The question for the archive is “which Twitter?” There is the general feed, what you see if you don’t sign in. Then there are our individual feeds, where we curate our own filter bubbles, customizing what we see through our accounts. You can create a feed around a hashtag, an event, or slice it by time or location. All of these approaches will affect the version of Twitter we archive and leave for the future to discover.
These filter bubbles are not new: we have always lived in them, even if we haven’t called them that before. Last year there was an experiment where a series of couples who held diametrically opposing views switched Twitter accounts and I found that, and their thoughtful response to it fascinating.
Projects like Cultures of Knowledge, for example, which is based at the History Faculty here at the University of Oxford, traces early modern correspondence. This resource lets you search for who was writing to whom, when, where, and the subjects they were discussing. It’s an enormously rich, people-centred view of the history of ideas and relationships across time and space, and of course it points readers on in interesting directions, to engage closely with the texts themselves. This is possible because the letters were archived and catalogued over the years, over the centuries by experts.
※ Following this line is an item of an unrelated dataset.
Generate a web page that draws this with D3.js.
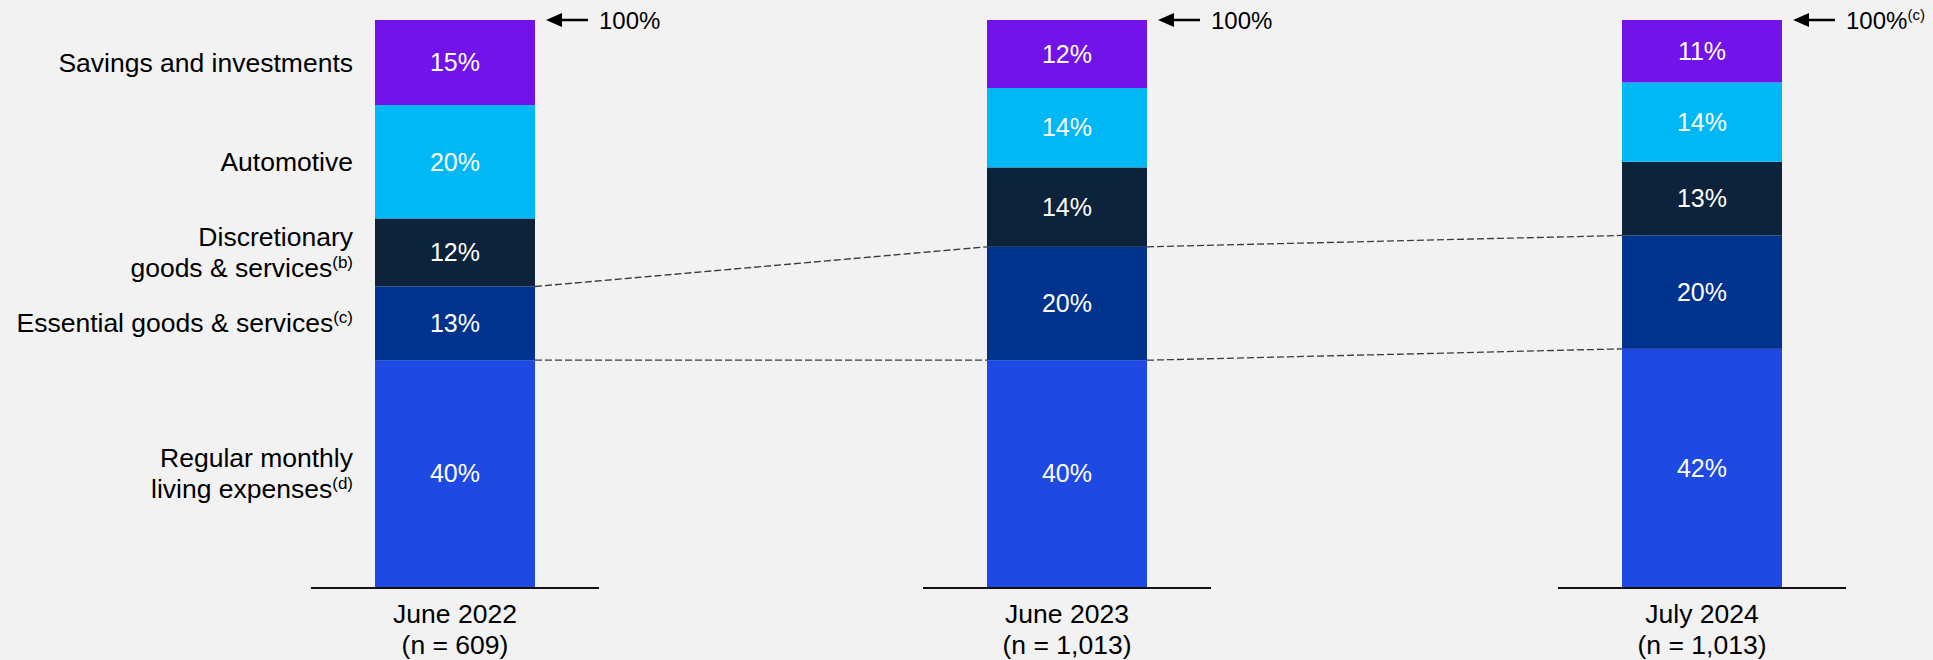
<!DOCTYPE html>
<html>
<head>
<meta charset="utf-8">
<script src="https://cdn.jsdelivr.net/npm/d3@7"></script>
<style>
  html, body { margin: 0; padding: 0; background: #F2F2F2; }
  svg { display: block; font-family: "Liberation Sans", Arial, sans-serif; }
</style>
</head>
<body>
<svg id="chart" width="1933" height="660"></svg>
<script>
// Survey periods (bottom labels)
const periods = ["June 2022", "June 2023", "July 2024"];
const sampleSizes = ["(n = 609)", "(n = 1,013)", "(n = 1,013)"];
const totalNotes = ["", "", "(c)"];

// Spending categories, stacked bottom to top
const categories = ["Regular monthly living expenses", "Essential goods & services",
  "Discretionary goods & services", "Automotive", "Savings and investments"];
// Category label lines: [text, superscript]
const categoryLines = [
  [["Regular monthly", ""], ["living expenses", "(d)"]],
  [["Essential goods & services", "(c)"]],
  [["Discretionary", ""], ["goods & services", "(b)"]],
  [["Automotive", ""]],
  [["Savings and investments", ""]]
];

// Share of spending (%) per category, one value per period
const regular       = [40, 40, 42];
const essential     = [13, 20, 20];
const discretionary = [12, 14, 13];
const automotive    = [20, 14, 14];
const savings       = [15, 12, 11];

const colors = ["#1E49E2", "#00338D", "#0C233B", "#00B8F5", "#7213EA"];

const series = [regular, essential, discretionary, automotive, savings];
const rows = periods.map((p, i) => {
  const r = { period: p };
  categories.forEach((c, k) => { r[c] = series[k][i]; });
  return r;
});
const stacked = d3.stack().keys(categories)(rows);

const svg = d3.select("#chart");
const barW = 160;
const x = d3.scaleOrdinal().domain(periods).range([455, 1067, 1702]);
const y = d3.scaleLinear().domain([0, 100]).range([587, 20]);

// Baseline segments under each bar
svg.append("g").selectAll("line").data(periods).join("line")
  .attr("x1", d => x(d) - barW / 2 - 64)
  .attr("x2", d => x(d) + barW / 2 + 64)
  .attr("y1", y(0) + 1).attr("y2", y(0) + 1)
  .attr("stroke", "#111").attr("stroke-width", 2);

// Stacked bars
const layers = svg.append("g").selectAll("g").data(stacked).join("g")
  .attr("fill", (d, i) => colors[i]);
layers.selectAll("rect").data(d => d).join("rect")
  .attr("x", d => x(d.data.period) - barW / 2)
  .attr("width", barW)
  .attr("y", d => y(d[1]))
  .attr("height", d => y(d[0]) - y(d[1]));

// Value labels inside segments
layers.selectAll("text").data(d => d).join("text")
  .attr("x", d => x(d.data.period))
  .attr("y", d => (y(d[0]) + y(d[1])) / 2)
  .attr("dy", "0.35em")
  .attr("text-anchor", "middle")
  .attr("fill", "#fff")
  .attr("font-size", 25)
  .text(d => (d[1] - d[0]) + "%");

// Dashed connectors at the tops of the two essential tiers
const connectLevels = [stacked[0], stacked[1]];
connectLevels.forEach(layer => {
  for (let i = 0; i < periods.length - 1; i++) {
    const a = layer[i], b = layer[i + 1];
    svg.append("line")
      .attr("x1", x(periods[i]) + barW / 2).attr("y1", y(a[1]))
      .attr("x2", x(periods[i + 1]) - barW / 2).attr("y2", y(b[1]))
      .attr("stroke", "#3a3a3a").attr("stroke-width", 1.3)
      .attr("stroke-dasharray", "7,3");
  }
});

// 100% markers with arrows
const totals = svg.append("g");
periods.forEach((p, i) => {
  const xr = x(p) + barW / 2;
  const yt = y(100);
  totals.append("path")
    .attr("d", `M${xr + 11},${yt} L${xr + 27},${yt - 7} L${xr + 27},${yt + 7} Z`)
    .attr("fill", "#000");
  totals.append("line")
    .attr("x1", xr + 25).attr("x2", xr + 53)
    .attr("y1", yt).attr("y2", yt)
    .attr("stroke", "#000").attr("stroke-width", 2.5);
  const t = totals.append("text")
    .attr("x", xr + 64).attr("y", yt + 9)
    .attr("font-size", 24).attr("fill", "#000");
  t.append("tspan").text("100%");
  if (totalNotes[i]) {
    t.append("tspan").attr("font-size", 15).attr("dy", -9).text(totalNotes[i]);
  }
});

// Period labels under the baseline
const xl = svg.append("g").attr("font-size", 26.5).attr("text-anchor", "middle").attr("fill", "#000");
periods.forEach((p, i) => {
  xl.append("text").attr("x", x(p)).attr("y", 623).text(p);
  xl.append("text").attr("x", x(p)).attr("y", 654).text(sampleSizes[i]);
});

// Category labels beside the first bar
const yl = svg.append("g").attr("font-size", 26.5).attr("text-anchor", "end").attr("fill", "#000");
stacked.forEach((layer, k) => {
  const seg = layer[0];
  const cy = (y(seg[0]) + y(seg[1])) / 2;
  const lines = categoryLines[k];
  const lh = 31;
  lines.forEach((ln, j) => {
    const base = cy + (j - (lines.length - 1) / 2) * lh + 9;
    const t = yl.append("text").attr("x", 353).attr("y", base);
    t.append("tspan").text(ln[0]);
    if (ln[1]) t.append("tspan").attr("font-size", 17).attr("dy", -9).text(ln[1]);
  });
});
</script>
</body>
</html>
How are we going to trace the conversations of the late 20th and the early 21st centuries? The speed at which ideas flow is faster than ever and their breadth is global. What will future historians make of our age?
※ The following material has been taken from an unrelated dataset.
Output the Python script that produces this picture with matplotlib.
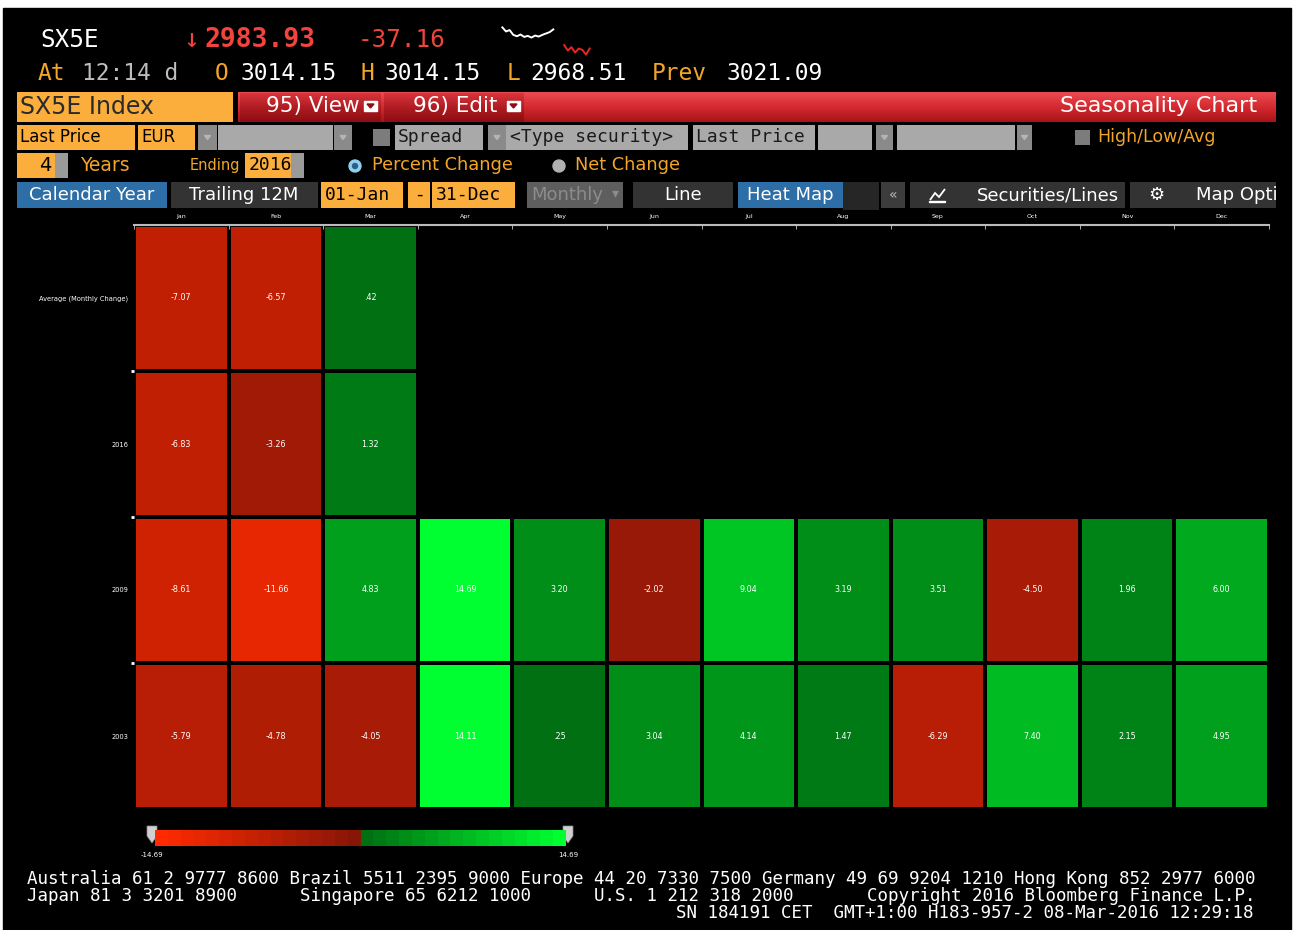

I’m interested from a future history as well as a community point of view. The way we are using Twitter has already changed and tracking its use, reach, and power seems to me well worth recording to help us understand it now, and to help explain an aspect of our lives to future societies. For me, Twitter makes the world more familiar, and anything that draws us together as a global community, that reinforces our understanding that we share one planet, that what we have in common vastly outweighs what divides us, and that helps us find ways to communicate is a good and a necessary thing.’
‘It’s one of the sites I use the most…it has all of human knowledge. I think it’s a cool idea that anyone can edit it – unlike a normal book it’s updated constantly. I feel it’s derided almost too much by people who automatically think it’s not trustworthy…but I like the fact that it is a range of people coming together to edit and amend this resource. As a kid I bothered my mum all the time with constant questioning of ‘Why is this like this, why does it do that. Nowadays if you have a question about anything you can visit wikipedia.org. It would be really interesting to take a snapshot of one article every month or week in order to see how much it changes through user editing.
Also, I studied languages and it is extremely useful for learning new vocabulary as the links at the side of the article can take you to the content in other available languages. You can quite easily look at different words or use it as a starter to take you to different articles in other languages that aren’t English.’